Studies in humans have shown that the fecal microbiota are generally resilient to short-term modulations by antibiotics, but pervasive effects might last for several months for specific bacterial taxa [8, 16]. The resilience of a microbial community reflects its capability to return to baseline after disturbances to the community (i.e., antibiotic treatment) have ceased. Less is known about the resilience of the small intestinal microbiota. Our results illustrate the complexity of the intestinal microbiota and the challenges associated with evaluating the effect of antibiotic administration on the various bacterial groups and their potential interactions.
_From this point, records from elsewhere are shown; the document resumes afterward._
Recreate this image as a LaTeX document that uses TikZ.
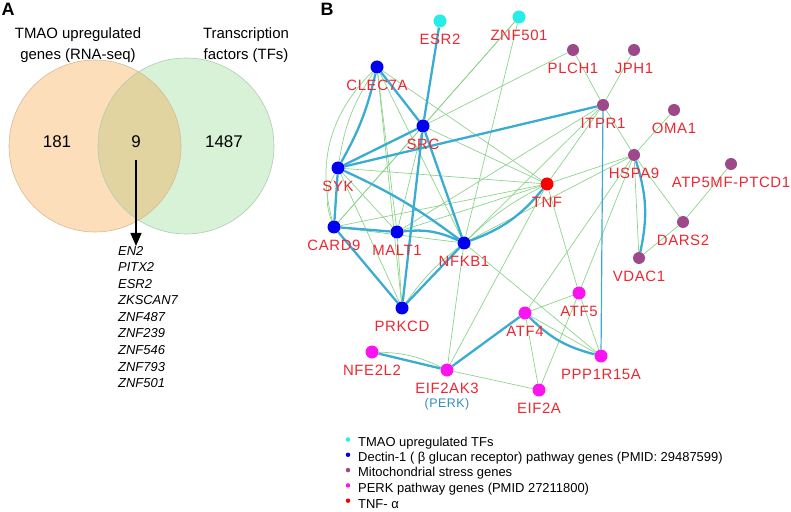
\documentclass[tikz,border=0pt]{standalone}
\usepackage{fontspec}
\setmainfont{Liberation Sans}
\newfontfamily\genelabelfont[LetterSpace=4]{Liberation Sans}
\usepackage{tikz}
\usetikzlibrary{positioning, arrows.meta, backgrounds}
\definecolor{vennleft}{RGB}{252, 222, 186}
\definecolor{vennright}{RGB}{216, 242, 216}
\definecolor{vennboth}{RGB}{226, 212, 160}
\definecolor{vennleftline}{RGB}{214, 186, 150}
\definecolor{vennrightline}{RGB}{176, 204, 176}
\definecolor{tfcyan}{RGB}{40, 236, 230}
\definecolor{dectinblue}{RGB}{0, 0, 238}
\definecolor{mitopurple}{RGB}{158, 72, 140}
\definecolor{perkmagenta}{RGB}{250, 20, 240}
\definecolor{tnfred}{RGB}{250, 0, 0}
\definecolor{genered}{RGB}{235, 40, 50}
\definecolor{perkblue}{RGB}{50, 140, 200}
\definecolor{edgeblue}{RGB}{58, 172, 210}
\definecolor{edgegreen}{RGB}{140, 212, 140}

\begin{document}
\begin{tikzpicture}[x=1bp, y=-1bp,
    gene/.style={circle, inner sep=0pt, minimum size=13bp},
    tfgene/.style={gene, fill=tfcyan},
    dectingene/.style={gene, fill=dectinblue},
    mitogene/.style={gene, fill=mitopurple, minimum size=12bp},
    perkgene/.style={gene, fill=perkmagenta},
    tnfgene/.style={gene, fill=tnfred},
    every label/.style={text=genered, inner sep=0pt, font=\genelabelfont\fontsize{15}{17}\selectfont},
    label distance=6.5bp,
    hublink/.style={line width=2.3bp, draw=edgeblue},
    link/.style={line width=0.7bp, draw=edgegreen},
    panel/.style={inner sep=0pt, font=\bfseries\fontsize{18}{18}\selectfont},
    venntitle/.style={inner sep=0pt, align=center, font=\fontsize{15}{21}\selectfont},
    vennnum/.style={inner sep=0pt, font=\fontsize{17}{17}\selectfont},
    legdot/.style={circle, inner sep=0pt, minimum size=4.5bp},
    legtext/.style={anchor=west, inner sep=0pt, font=\fontsize{13}{15}\selectfont}
]
    \useasboundingbox (0,0) rectangle (791,512);

    % Diagrama de Venn
    \node (panelA) [panel] at (8,9) {A};
    \fill[vennleft] (95,146) circle[radius=86];
    \fill[vennright] (186,146) circle[radius=88];
    \begin{scope}
        \clip (95,146) circle[radius=86];
        \fill[vennboth] (186,146) circle[radius=88];
    \end{scope}
    \draw[vennleftline, line width=0.6bp] (95,146) circle[radius=86];
    \draw[vennrightline, line width=0.6bp] (186,146) circle[radius=88];

    \node (tmaotitle) [venntitle] at (78,45) {TMAO upregulated\\genes (RNA-seq)};
    \node (tftitle) [venntitle] at (246,45) {Transcription\\factors (TFs)};
    \node (n181) [vennnum] at (57,142) {181};
    \node (nine) [vennnum] at (136,142) {9};
    \node (n1487) [vennnum] at (224,142) {1487};
    \node (tflist) [anchor=north west, inner sep=0pt, align=left,
        font=\itshape\fontsize{13}{16.6}\selectfont] at (118,246)
        {EN2\\PITX2\\ESR2\\ZKSCAN7\\ZNF487\\ZNF239\\ZNF546\\ZNF793\\ZNF501};
    \draw[-{Triangle[length=13bp, width=11bp]}, line width=1.3bp, shorten <=12bp]
        (nine) -- (nine |- tflist.north);

    % Red
    \node (panelB) [panel] at (327,9) {B};

    \node (esr2) [tfgene, label=below:ESR2] at (440,21) {};
    \node (znf501) [tfgene, label=below:ZNF501] at (519,17) {};

    \node (clec7a) [dectingene, label=below:CLEC7A] at (377,67) {};
    \node (src) [dectingene, label=below:SRC] at (423,126) {};
    \node (syk) [dectingene, label=below:SYK] at (338,168) {};
    \node (card9) [dectingene, label=below:CARD9] at (334,227) {};
    \node (malt1) [dectingene, label=below:MALT1] at (397,232) {};
    \node (nfkb1) [dectingene, label=below:NFKB1] at (464,243) {};
    \node (prkcd) [dectingene, label=below:PRKCD] at (402,308) {};

    \node (tnf) [tnfgene, label=below:TNF] at (547,184) {};

    \node (plch1) [mitogene, label=below:PLCH1] at (573,50) {};
    \node (jph1) [mitogene, label=below:JPH1] at (634,50) {};
    \node (itpr1) [mitogene, label=below:ITPR1] at (603,105) {};
    \node (oma1) [mitogene, label=below:OMA1] at (674,110) {};
    \node (hspa9) [mitogene, label=below:HSPA9] at (634,155) {};
    \node (atp5mf) [mitogene, label=below:ATP5MF-PTCD1] at (731,164) {};
    \node (dars2) [mitogene, label=below:DARS2] at (683,222) {};
    \node (vdac1) [mitogene, label=below:VDAC1] at (639,258) {};

    \node (atf5) [perkgene, label=below:ATF5] at (579,293) {};
    \node (atf4) [perkgene, label=below:ATF4] at (525,313) {};
    \node (nfe2l2) [perkgene, label=below:NFE2L2] at (372,352) {};
    \node (eif2ak3) [perkgene, label=below:EIF2AK3] at (447,370) {};
    \node (perk) [below=22bp of eif2ak3, inner sep=0pt, text=perkblue,
        font=\genelabelfont\fontsize{12.5}{14}\selectfont] {(PERK)};
    \node (ppp1r15a) [perkgene, label=below:PPP1R15A] at (601,356) {};
    \node (eif2a) [perkgene, label=below:EIF2A] at (539,390) {};

    \begin{scope}[on background layer]
        % enlaces finos
        \foreach \a/\b in {clec7a/malt1, clec7a/prkcd, clec7a/tnf, clec7a/nfkb1,
            znf501/src, znf501/nfkb1, znf501/card9, plch1/src,
            itpr1/plch1, itpr1/jph1, itpr1/hspa9, itpr1/tnf, itpr1/nfkb1, itpr1/malt1,
            hspa9/oma1, hspa9/dars2, hspa9/vdac1, hspa9/tnf, hspa9/atf4, hspa9/atf5, hspa9/nfkb1,
            dars2/atp5mf, dars2/vdac1,
            tnf/syk, tnf/card9, tnf/malt1, tnf/src, tnf/atf5, tnf/eif2ak3,
            nfkb1/ppp1r15a, nfkb1/eif2ak3, nfkb1/card9,
            src/card9, src/malt1, syk/prkcd, syk/malt1, prkcd/malt1,
            atf4/atf5, atf5/ppp1r15a, atf4/eif2a, atf5/eif2a, eif2ak3/eif2a, atf4/ppp1r15a}
            \draw[link] (\a) -- (\b);
        \draw[link] (clec7a) to[bend right=12] (syk);
        \draw[link] (syk) to[bend right=25] (card9);
        \draw[link] (clec7a) to[bend right=30] (card9);
        \draw[link] (nfkb1) to[bend left=8] (tnf);
        \draw[link] (nfkb1) to[bend right=8] (prkcd);
        \draw[link] (nfe2l2) to[bend left=12] (eif2ak3);

        % enlaces gruesos
        \foreach \a/\b in {esr2/src, clec7a/src, syk/src, syk/itpr1, syk/card9,
            src/nfkb1, src/prkcd, card9/malt1, card9/prkcd, nfkb1/prkcd,
            atf4/eif2ak3, nfe2l2/eif2ak3}
            \draw[hublink] (\a) -- (\b);
        \draw[hublink] (clec7a) to[bend left=8] (syk);
        \draw[hublink] (syk) to[bend left=6] (nfkb1);
        \draw[hublink] (malt1) to[bend left=15] (nfkb1);
        \draw[hublink] (nfkb1) to[bend right=15] (tnf);
        \draw[hublink] (hspa9) to[bend left=15] (vdac1);
        \draw[hublink] (atf4) to[bend right=15] (ppp1r15a);
        \draw[edgeblue, line width=1.2bp] (itpr1) -- (ppp1r15a);
    \end{scope}

    % Leyenda
    \foreach \col/\txt [count=\i] in {tfcyan/{TMAO upregulated TFs},
        dectinblue/{Dectin-1 ( β glucan receptor) pathway genes (PMID: 29487599)},
        mitopurple/{Mitochondrial stress genes},
        perkmagenta/{PERK pathway genes (PMID 27211800)},
        tnfred/{TNF- α}}
    {
        \node (legdot\i) [legdot, fill=\col] at (348, {439.5+15.3*(\i-1)}) {};
        \node (legtext\i) [legtext] at (358, {443+15.3*(\i-1)}) {\txt};
    }
\end{tikzpicture}
\end{document}
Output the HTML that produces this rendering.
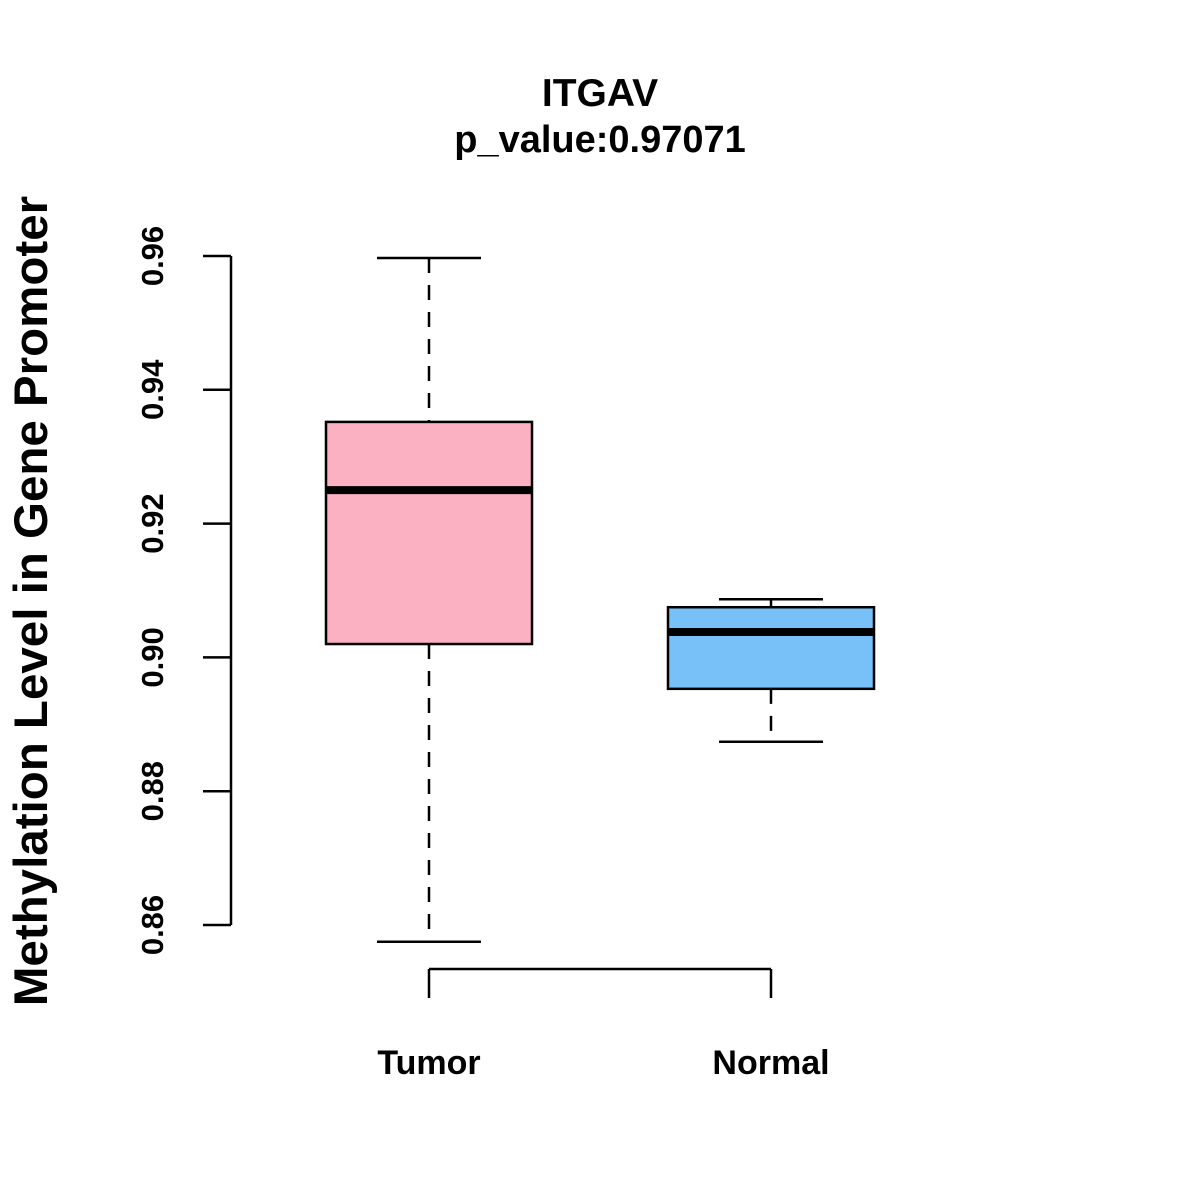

Our results indicate that tylosin may lead to prolonged effects on the composition and diversity of jejunal microbiota. On day 28, the phylogenetic composition of the microbiota was similar to day 0 in only 2 of 5 dogs. Bacterial diversity as measured by the Shannon-Weaver diversity index resembled the pre-treatment state in 3 of 5 dogs. Several bacterial groups changed in their proportions in response to tylosin. After cessation of tylosin, the phyla Firmicutes and Fusobacteria tended to return to pretreatment values within 14 days. Other phyla, such as Bacteroidetes, Proteobacteria, and Spirochaetes did not return to their pre-treatment proportions. Tylosin had also a pervasive effect on several bacterial groups that failed to recover by day 28 (i.e., 14 days after tylosin therapy had been completed). Those groups included Spirochaetes, Streptomycetaceae, Sphingomonadaceae, and Prevotellaceae. Tylosin has a known activity against Spirochaetes . Spirochaetes have been associated with intestinal disease in chickens and pigs, but their pathogenic role in dogs remains unclear, as they are commonly observed in healthy dogs as well as dogs with diarrhea [2, 24, 38]. The clinical significance of Sphingomonadaceae, Prevotellaceae, and Streptomycetaceae in the small intestine of dogs has, to our knowledge, not been evaluated to date. Furthermore, future studies with longer follow-up periods than 14 days after treatment cessation will be useful to evaluate the long-term effect of tylosin on the jejunal microbiota. Result of such studies may indicate the time needed for the microbiota to return to its pre-treatment state.